Les sociétés les plus engagées sur les questions sociales sont privilégiées par les salariés et sont donc mieux placées pour attirer les talents et les retenir. Nous rencontrons des dirigeants très engagés, dont la politique sociale fait partie intégrante de la stratégie de croissance.

 

Pour Ofi Invest Asset Management, acteur de l’écosystème mutualiste, bien appréhender cet enjeu et en tenir compte dans les processus d’investissement est essentiel. La CSRD(1), réglementation qui vise à améliorer la transparence des performances extra-financières, pousse les entreprises à davantage de transparence sur les sujets sociaux. Convaincus que le capital humain impacte favorablement les valorisations, nous avons donc créé une stratégie d’investissement dédiée en lien avec les enjeux sociaux depuis 2020.

 

Vous avez développé un score d'impact. Comment fonctionne-t-il ?

 

Notre score propriétaire d’impact social vise à identifier les entreprises les plus engagées sur les enjeux sociaux. Nous filtrons ainsi tout notre univers d'investissement sur les actions européennes, tous secteurs confondus, afin de capturer l’ambition et la crédibilité de la politique sociale des entreprises.

 

Ce score repose sur cinq piliers essentiels :

 

1.  L'intentionnalité : l'engagement sociétal de l'entreprise et l'intégration de sa politique sociale dans sa stratégie et sa gouvernance.

2.  La valeur travail : emploi, dialogue social et climat interne.
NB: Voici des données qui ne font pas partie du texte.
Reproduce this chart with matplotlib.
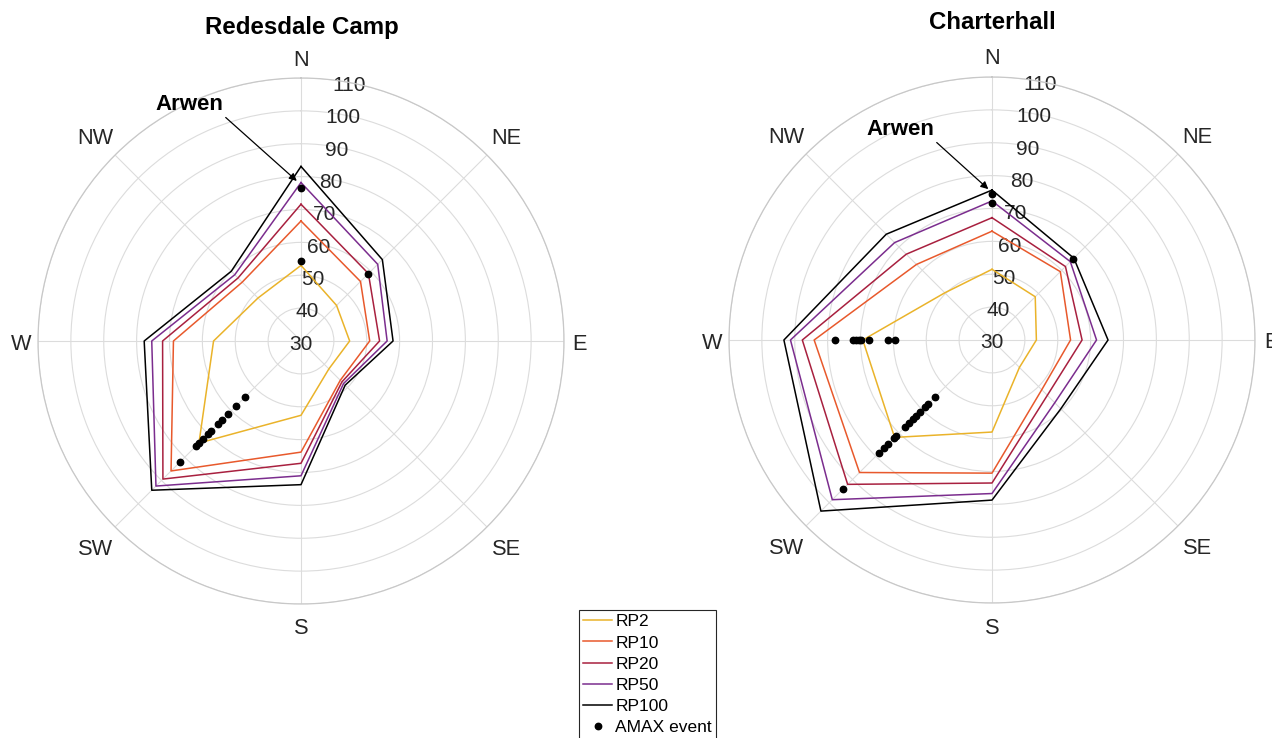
import numpy as np
import matplotlib
matplotlib.use('Agg')
import matplotlib.pyplot as plt
import matplotlib.transforms as mtransforms

plt.rcParams['font.family'] = ['Liberation Sans', 'DejaVu Sans']

# ---------------- data ----------------
directions = ['N', 'NE', 'E', 'SE', 'S', 'SW', 'W', 'NW']
dir_angles = [0, 45, 90, 135, 180, 225, 270, 315]
r_ticks = [30, 40, 50, 60, 70, 80, 90, 100, 110]
series_names = ['RP2', 'RP10', 'RP20', 'RP50', 'RP100']
series_colors = ['#EAB32A', '#E8592C', '#A8203F', '#7B2D8E', '#000000']

# Redesdale Camp (values per direction N..NW)
red_rp2 = [53.0, 45.3, 44.8, 42.0, 52.6, 73.9, 56.6, 48.5]
red_rp10 = [66.5, 55.6, 50.9, 46.9, 63.8, 85.9, 68.8, 55.3]
red_rp20 = [71.6, 59.0, 53.9, 47.6, 67.2, 89.4, 72.1, 57.1]
red_rp50 = [78.2, 63.0, 56.2, 48.3, 71.0, 92.4, 75.4, 58.5]
red_rp100 = [83.1, 65.0, 58.0, 49.0, 73.7, 94.2, 77.7, 60.0]
red_amax_dir = ['N', 'N', 'NE'] + ['SW'] * 11
red_amax_val = [76.4, 54.4, 59.0,
                54.2, 58.1, 61.4, 63.9, 65.7, 68.6, 70.1, 72.2, 74.0, 75.1, 81.9]

# Charterhall
cha_rp2 = [51.5, 48.6, 43.5, 41.8, 58.0, 71.9, 69.3, 50.3]
cha_rp10 = [63.1, 59.4, 53.9, 51.4, 70.5, 87.0, 84.1, 62.5]
cha_rp20 = [67.2, 61.6, 57.4, 53.8, 73.5, 92.1, 87.7, 66.9]
cha_rp50 = [72.3, 63.7, 61.8, 57.0, 76.7, 98.7, 91.3, 71.9]
cha_rp100 = [75.6, 65.2, 65.3, 59.6, 78.7, 103.6, 93.3, 75.5]
cha_amax_dir = ['N', 'N', 'NE'] + ['W'] * 8 + ['SW'] * 14
cha_amax_val = [74.3, 71.8, 64.9,
                77.7, 72.2, 71.4, 70.6, 69.9, 67.5, 61.7, 59.4,
                54.7, 57.5, 59.0, 61.1, 62.6, 64.0, 65.7, 67.6, 71.2, 72.0,
                74.8, 76.3, 78.4, 94.3]

sites = [
    dict(title='Redesdale Camp', series=[red_rp2, red_rp10, red_rp20, red_rp50, red_rp100],
         amax_dir=red_amax_dir, amax_val=red_amax_val),
    dict(title='Charterhall', series=[cha_rp2, cha_rp10, cha_rp20, cha_rp50, cha_rp100],
         amax_dir=cha_amax_dir, amax_val=cha_amax_val),
]

# ---------------- layout ----------------
W, H = 1272, 738
fig = plt.figure(figsize=(W / 100, H / 100), dpi=100)
R = 263
PXU = R / (r_ticks[-1] - r_ticks[0])       # pixels per data unit
centers = [(301, 341), (992, 340)]
title_pos = [(302, 34), (992, 29)]
arwen_text = [(189, 110), (900, 135)]
arwen_tip = [(-1.5, 78.7), (-1.4, 75.9)]
label_dist = [284, 291, 279, 291, 285, 291, 280, 291]   # px from centre

TXT = '#262626'
GRID = '#dcdcdc'

ang_map = dict(zip(directions, dir_angles))
handles = []
for i, site in enumerate(sites):
    cx, cy = centers[i]
    x0 = (cx - R) / W
    y0 = (H - cy - R) / H
    ax = fig.add_axes([x0, y0, 2 * R / W, 2 * R / H], projection='polar')
    ax.set_theta_zero_location('N')
    ax.set_theta_direction(-1)
    ax.set_rlim(r_ticks[0], r_ticks[-1])
    ax.set_yticks(r_ticks)
    ax.set_yticklabels([])
    ax.set_thetagrids(dir_angles, [''] * len(dir_angles))
    ax.grid(True, color=GRID, lw=0.8)
    ax.spines['polar'].set_color('#c8c8c8')
    ax.spines['polar'].set_linewidth(0.9)

    shift = ax.transData + mtransforms.ScaledTranslation(0, -3 / 100, fig.dpi_scale_trans)

    for d, a, dist in zip(directions, dir_angles, label_dist):
        ax.text(np.deg2rad(a), r_ticks[0] + dist / PXU, d, ha='center',
                va='center', fontsize=15.7, color=TXT, clip_on=False,
                transform=shift)

    th = np.deg2rad(dir_angles + [dir_angles[0]])
    for name, col, vals in zip(series_names, series_colors, site['series']):
        ln, = ax.plot(th, list(vals) + [vals[0]], color=col, lw=1.1, zorder=3,
                      label=name)
        if i == 0:
            handles.append(ln)
    am_th = np.deg2rad([ang_map[d] for d in site['amax_dir']])
    pts, = ax.plot(am_th, site['amax_val'], 'o', color='k', ms=4.6, zorder=4,
                   linestyle='none', label='AMAX event')
    if i == 0:
        handles.append(pts)

    for rv in r_ticks:
        ax.text(np.deg2rad(10.5), rv, str(rv), ha='center', va='center',
                fontsize=15, color=TXT, zorder=2, transform=shift)

    tx, ty = arwen_text[i]
    ax.annotate('Arwen', xy=(np.deg2rad(arwen_tip[i][0]), arwen_tip[i][1]),
                xytext=((tx - (cx - R)) / (2 * R), 1 - (ty - (cy - R)) / (2 * R)),
                textcoords='axes fraction', ha='center', va='baseline',
                fontsize=16, fontweight='bold', color='k', zorder=5,
                arrowprops=dict(arrowstyle='-|>', color='k', lw=0.9,
                                mutation_scale=11, shrinkA=0, shrinkB=0,
                                relpos=(1.0, 0.0)),
                annotation_clip=False)

    px, py = title_pos[i]
    fig.text(px / W, 1 - py / H, site['title'], ha='center', va='baseline',
             fontsize=17.3, fontweight='bold', color='k')

leg = fig.legend(handles, series_names + ['AMAX event'], loc='upper left',
                 bbox_to_anchor=(579 / W, 1 - 610 / H), borderaxespad=0,
                 fontsize=12.5, frameon=True, fancybox=False, framealpha=1,
                 edgecolor='#262626', borderpad=0.25, handlelength=1.67,
                 handletextpad=0.17, labelspacing=0.34, numpoints=1)
leg.get_frame().set_linewidth(0.8)

fig.savefig('out.png', dpi=100)
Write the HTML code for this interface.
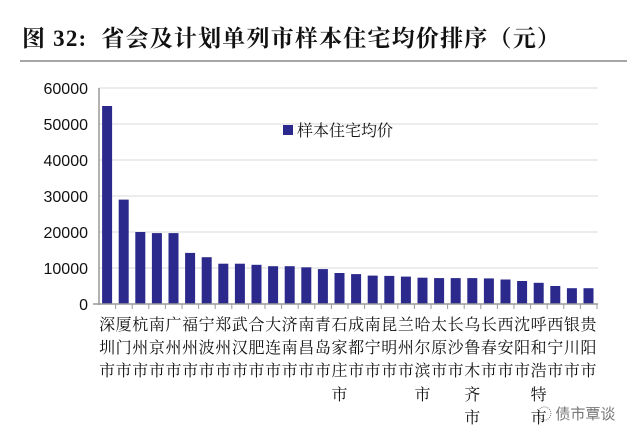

3.  La progression sociale : développement des compétences et équité hommes-femmes.

4.  La répartition de la valeur ajoutée : rémunération des facteurs de production (salariés, actionnaires, État).

5.  L'inclusion sociale : politiques en faveur de la fourniture de biens et services de base à un large public.

 

Notre approche est transverse et concerne tous les secteurs. Nous sommes bien sûr conscients que, à titre d’exemples, le turnover (taux de rotation du personnel) est plus élevé dans le secteur informatique, le travail temporaire est plus fréquent dans le BTP et les mutations technologiques impactent plus fortement l’automobile…

 

En quoi l’engagement social est-il susceptible d’impacter positivement les valorisations ?

 

Nous constatons qu’une bonne gestion du capital humain sur toute la chaîne de valeur est non seulement créatrice de valeur mais elle est également assimilée à une bonne gestion des risques qui pourraient peser sur les coûts et la performance de l’entreprise. À titre d’exemple, une bonne gestion de la pyramide des âges améliore la capacité d’une entreprise à innover et à croître. De même, valoriser les salariés en termes de reconnaissance et de rémunération limite la rotation des effectifs et la fuite des talents, ce qui est favorable à la productivité. La valorisation du capital humain contribue ainsi à la croissance bénéficiaire de l’entreprise.

 

Dans le cadre de leurs engagements sociaux, les entreprises embarquent tous leurs collaborateurs, parfois même leurs fournisseurs et certaines communautés locales dans leur dynamique. Cela permet ainsi de renforcer le leadership et l'image de marque de l’entreprise.

 

En outre, nous observons que les controverses à caractère social sont, à l’inverse, destructrices de valeur. Il est donc stratégique pour les entreprises de bien appréhender la dimension sociale et de valorisation du capital humain sur toute la chaine de valeur dans leur stratégie. C’est clairement l’orientation de gestion que nous avons dans notre processus d’investissement.